Yahu bir düşünce ürününden, ifade özgürlüğünden söz ediliyor. Twitter, you tube, gazeteler, televizyonlar bu alanda çalışma yapan kurumlar.

Pazardaki karpuz, kavun sergisi değil.

Demokrat kişiliğin, demokrasi kültürünün yokluğu ya da eksikliği böyle durumlarda nasıl da ortaya dökülüyor.

Kutlama
Seçim sonuçları tartışılıyor, tartışılacak. Birkaç başkanı kutlamam gerekiyor. Sosyalizm öldü, sol öldü diyenlere inat Ovacık ilçe belediye başkanlığına seçilen TKP adayı Mehmet Fatih Maçoğlu ile Mazgirt Belediye Başkanlığı’na seçilen ÖDP adayı Tekin Türkel’i kutluyorum.

20 yıl önce babasının öldürüldüğü Cizre’de BDP’den belediye Başkanı seçilen Genç kadın Leyla İmret’in başkanlığını ve başarısını selamlıyorum.

AKP iktidarı Ankara Yenimahalle Belediyesi’ni almak için bu ilçeyi, parçaladı, böldü, çarptı. Ümitköy’ü kopardı. Buna karşın CHP’li Fethi yaşar kazandı, kutluyorum.

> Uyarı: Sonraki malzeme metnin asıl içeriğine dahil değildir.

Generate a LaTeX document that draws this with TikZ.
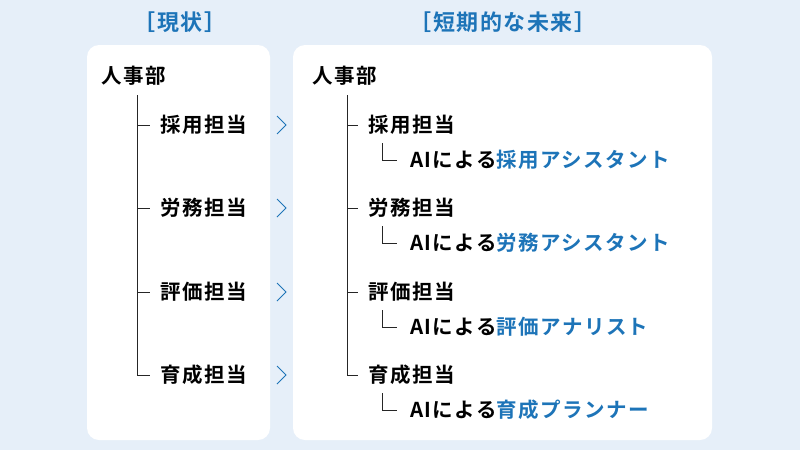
\documentclass[tikz,border=0pt]{standalone}
\usepackage{fontspec}
\newfontfamily\cjk[LetterSpace=7]{Noto Sans CJK JP Bold}
\definecolor{bgblue}{HTML}{E6EFF9}
\definecolor{aiblue}{HTML}{1D74B8}
\begin{document}
\begin{tikzpicture}[x=1pt,y=-1pt,
    panel/.style={fill=white, draw=none, rounded corners=12pt},
    label/.style={anchor=west, inner sep=0pt, font=\cjk\fontsize{20.5}{20.5}\selectfont},
    title/.style={inner sep=0pt, text=aiblue, font=\cjk\fontsize{22}{22}\selectfont},
    tree/.style={line width=1pt, draw=black!85},
    chev/.style={aiblue, line width=0.9pt}
  ]
  \fill[bgblue] (0,0) rectangle (800,450);
  \useasboundingbox (0,0) rectangle (800,450);
  \fill[panel] (87,45) rectangle (270,440);
  \fill[panel] (293,45) rectangle (712,440);
  \node[title] (tnow) at (180,22) {［現状］};
  \node[title] (tfut) at (503,22) {［短期的な未来］};
  % left tree
  \node[label] (hrL) at (101,76) {人事部};
  \coordinate (topL) at (137,95);
  \foreach \y/\t [count=\i] in {125/採用担当,208/労務担当,292/評価担当,375/育成担当} {
    \node[label] (L\i) at (160,\y) {\t};
    \coordinate (tL\i) at (137,\y);
    \draw[tree] (tL\i) -- (150,\y);
    \draw[chev] (277,\y-9) -- (286,\y) -- (277,\y+9);
  }
  \draw[tree] (topL) -- (tL4);
  % right tree
  \node[label] (hrR) at (312,76) {人事部};
  \coordinate (topR) at (347,95);
  \foreach \y/\t/\a [count=\i] in {125/採用担当/採用アシスタント,208/労務担当/労務アシスタント,292/評価担当/評価アナリスト,375/育成担当/育成プランナー} {
    \node[label] (R\i) at (368,\y) {\t};
    \coordinate (tR\i) at (347,\y);
    \draw[tree] (tR\i) -- (358,\y);
    \node[label] (A\i) at (410,\y+35) {AIによる\textcolor{aiblue}{\a}};
    \draw[tree] (382,\y+18) |- (397,\y+35);
  }
  \draw[tree] (topR) -- (tR4);
\end{tikzpicture}
\end{document}
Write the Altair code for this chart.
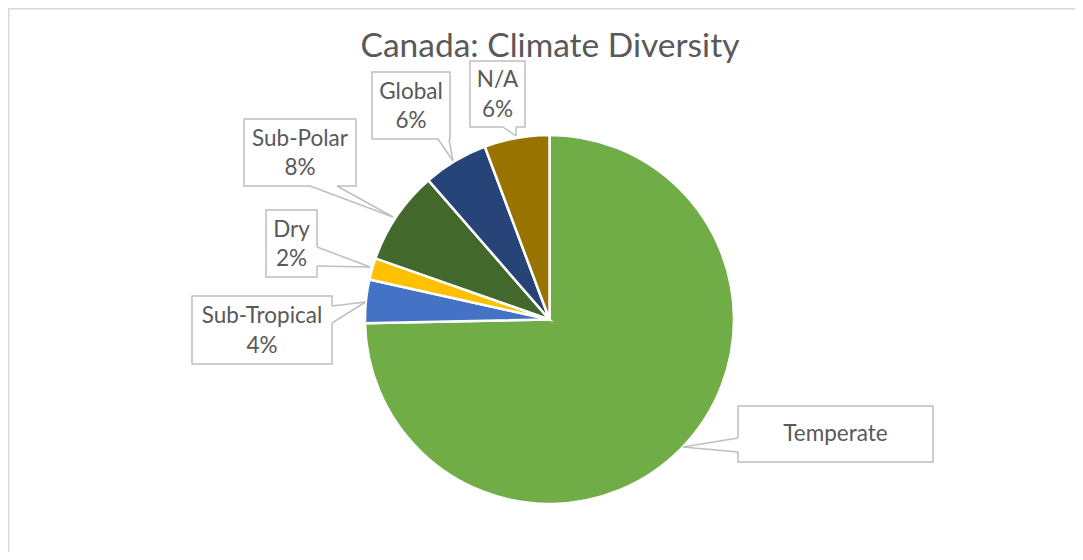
import altair as alt
import pandas as pd

# ---------------- data ----------------
categories = ["Temperate", "Sub-Tropical", "Dry", "Sub-Polar", "Global", "N/A"]
values = [118, 6, 3, 13, 9, 9]
show_percent = [False, True, True, True, True, True]
colors = ["#70AD47", "#4472C4", "#FFC000", "#43682B", "#264478", "#997300"]
title_text = "Canada: Climate Diversity"

# ---------------- layout (page pixels) ----------------
OFF = 8  # page margin
W, H = 1067, 544
pie_cx, pie_cy, pie_r = 549.5, 319.5, 184.5
LINE_H = 29.5

# callout boxes: x1, y1, x2, y2
box_x1 = [738, 192, 266, 244, 372, 470]
box_y1 = [406, 296, 210, 119, 72, 61]
box_x2 = [933, 332, 317, 356, 450, 525]
box_y2 = [462, 364, 277, 186, 139, 127]
# pointer base (two points on the box edge) and tip on the pie
base_ax = [738, 332, 317, 310, 438, 503]
base_ay = [438, 306, 247, 186, 139, 127]
base_bx = [738, 332, 317, 337, 449, 516]
base_by = [452, 323, 266, 186, 139, 127]
tip_x = [683, 365.5, 370, 393, 453, 516]
tip_y = [447, 302, 267, 217, 161, 136]

total = sum(values)
labels, text_y = [], []
for c, v, s, a, b in zip(categories, values, show_percent, box_y1, box_y2):
    if s:
        labels.append(f"{c}\n{round(v / total * 100)}%")
        text_y.append((a + b) / 2 - LINE_H / 2 - OFF + 1)
    else:
        labels.append(c)
        text_y.append((a + b) / 2 - OFF)

pie_df = pd.DataFrame({"category": categories, "value": values,
                       "idx": list(range(len(categories)))})

box_df = pd.DataFrame({
    "x1": [v - OFF for v in box_x1], "y1": [v - OFF for v in box_y1],
    "x2": [v - OFF for v in box_x2], "y2": [v - OFF for v in box_y2],
    "cx": [(a + b) / 2 - OFF for a, b in zip(box_x1, box_x2)],
    "ty": text_y,
    "label": labels,
})

base_df = pd.DataFrame({
    "x": [v - OFF for v in base_ax], "y": [v - OFF for v in base_ay],
    "x2": [v - OFF for v in base_bx], "y2": [v - OFF for v in base_by],
})
ptr_rows = []
for i in range(len(categories)):
    ptr_rows.append({"x": base_ax[i] - OFF, "y": base_ay[i] - OFF,
                     "x2": tip_x[i] - OFF, "y2": tip_y[i] - OFF})
    ptr_rows.append({"x": base_bx[i] - OFF, "y": base_by[i] - OFF,
                     "x2": tip_x[i] - OFF, "y2": tip_y[i] - OFF})
ptr_df = pd.DataFrame(ptr_rows)

border_df = pd.DataFrame({"x": [0.75, 0.0], "y": [0.0, 0.75],
                          "x2": [0.75, W], "y2": [H, 0.75]})

FONT = "Lato"
TXT = "#595959"
GRID = "#BFBFBF"

border = alt.Chart(border_df).mark_rule(color="#D9D9D9", strokeWidth=1.5).encode(
    x=alt.X("x:Q", scale=None), y=alt.Y("y:Q", scale=None),
    x2="x2:Q", y2="y2:Q")

pie = alt.Chart(pie_df).mark_arc(outerRadius=pie_r, stroke="white",
                                 strokeWidth=2.5).encode(
    theta=alt.Theta("value:Q", stack=True),
    color=alt.Color("category:N", scale=alt.Scale(domain=categories, range=colors),
                    legend=None),
    order=alt.Order("idx:Q"),
    x=alt.value(pie_cx - OFF), y=alt.value(pie_cy - OFF),
)

boxes = alt.Chart(box_df).mark_rect(fill="white", stroke=GRID, strokeWidth=1.5).encode(
    x=alt.X("x1:Q", scale=None), x2="x2:Q",
    y=alt.Y("y1:Q", scale=None), y2="y2:Q")

base_mask = alt.Chart(base_df).mark_rule(color="white", strokeWidth=2.5).encode(
    x=alt.X("x:Q", scale=None), y=alt.Y("y:Q", scale=None),
    x2="x2:Q", y2="y2:Q")

pointers = alt.Chart(ptr_df).mark_rule(color=GRID, strokeWidth=1.5).encode(
    x=alt.X("x:Q", scale=None), y=alt.Y("y:Q", scale=None),
    x2="x2:Q", y2="y2:Q")

label_text = alt.Chart(box_df).mark_text(
    font=FONT, fontSize=22.5, color=TXT, align="center", baseline="middle",
    lineBreak="\n", lineHeight=LINE_H).encode(
    x=alt.X("cx:Q", scale=None), y=alt.Y("ty:Q", scale=None), text="label:N")

title = alt.Chart(pd.DataFrame({"t": [title_text]})).mark_text(
    font=FONT, fontSize=33.5, color=TXT, align="center", baseline="alphabetic").encode(
    x=alt.value(550 - OFF), y=alt.value(57 - OFF), text="t:N")

chart = alt.layer(border, pie, boxes, base_mask, pointers, label_text, title).properties(
    width=W, height=H, padding=0, autosize=alt.AutoSizeParams(type="none"),
    background="white",
).configure_view(stroke=None)

chart.save("out.html", embed_options={"renderer": "svg", "actions": False})
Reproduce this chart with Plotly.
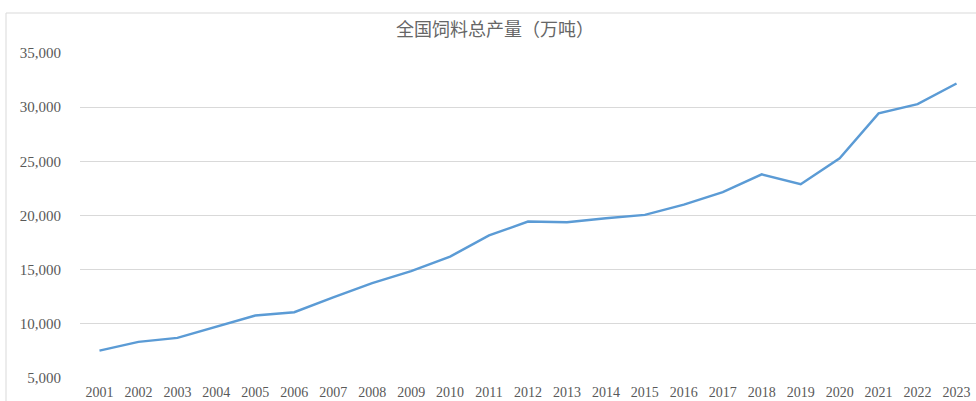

Çankaya Belediyesi Bülent Tanık ile başarılıydı. Yerine genç kuşaktan Alper Taşdelen yüzde 58’lik oyu 65’e çıkardı. Kimileri diyebilir ki, Çankaya zaten CHP’nin kalesiydi. Evet ama nice il ve ilçede kaleler yıkılmadı mı? Genç kuşağın Başkanı Alper Taşdelen’i kutluyorum.